Throughout the book, Newsome's narrative is supported by an excellent set of maps (18 in number) that allow readers to readily visualize military movements and events at all scales. The usefulness of the series of tactical maps for Plymouth and the two New Bern operations is particularly noteworthy. In The Fight for the Old North State, Newsome certainly adds to his reputation as an indefatigable researcher. Text, notes, and bibliography indicate both extensive original manuscript research as well as thoughtful synthesis of the available secondary literature. Readers appreciative of the high-level research and narrative interpretation skills displayed in Newsome's earlier military study Richmond Must Fall will find the same qualities here3.

Though the 1864 Confederate offensive in North Carolina failed to seize New Bern—the crown jewel of Union military posts in the department—Newsome builds a persuasive case that the operation was mostly successful when viewed in the broadest sense. It raised Confederate morale in the state, had the desired effect of chilling the ardor of Buffaloes, temporarily undermined the state's peace party movement, and likely contributed at least in some way (though the author readily admits how much so is impossible to know) to the reelection of pro-war Governor Vance. Though a complete inventory of material gains is impossible to compile from available records, it does seem likely that supplies seized both during the campaign and after the reopening of large areas of the North Carolina countryside to Confederate commissary agents met the urgent needs of the fighting forces in Virginia over the coming weeks and months. The campaign also marked Robert Hoke as a rising young star in the east, although, as Newsome acknowledges, the young general had his critics after he resumed a subordinate role under Lee for the rest of the year in Virginia.

In a narrative that details battlefield events and analyzes their military, political, and social contexts in equal measure, The Fight for the Old North State is an excellent history of an understudied late-war offensive that was a rare (though qualified) Confederate success. While racial and political violence were certainly not new to 1864, Newsome's account of the campaign also usefully portrays it as a clear, early demonstration that the coming year's increasingly frequent confrontations between the most volatile combinations of battlefield combatants would be characterized by rising levels of lethal violence. Highly recommended.

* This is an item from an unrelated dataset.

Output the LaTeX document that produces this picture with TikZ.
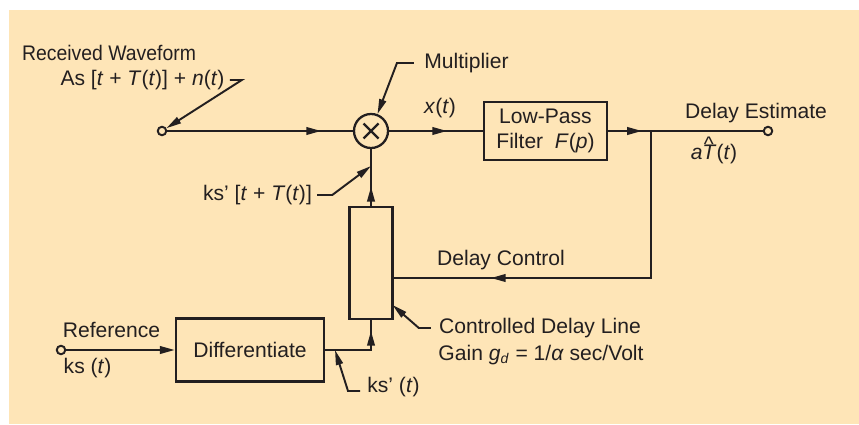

1 - Juanita Patience Moss's Battle of Plymouth, North Carolina (April 17-20, 1864): The Last Confederate Victory is flawed but worthy of mention as the only book dedicated to that battle. Like Newsome, the author largely points to Jordan and Thomas for authority regarding massacre claims.
2 - Jordan, Weymouth T., Jr., and Gerald W. Thomas. "Massacre at Plymouth: April 20, 1864." North Carolina Historical Review 72,2 (April 1995). Newsome's limited discussion of same suggests that he is in general agreement with the findings of Jordan and Thomas.
3 - Richmond Must Fall: The Richmond-Petersburg Campaign, October 1864 (Kent State University Press, 2013). This work forms a key part of the recent renaissance in Petersburg Campaign studies.

1 comment:

  1. Thanks so much for taking the time to write this thorough review. I'm glad you enjoyed the book.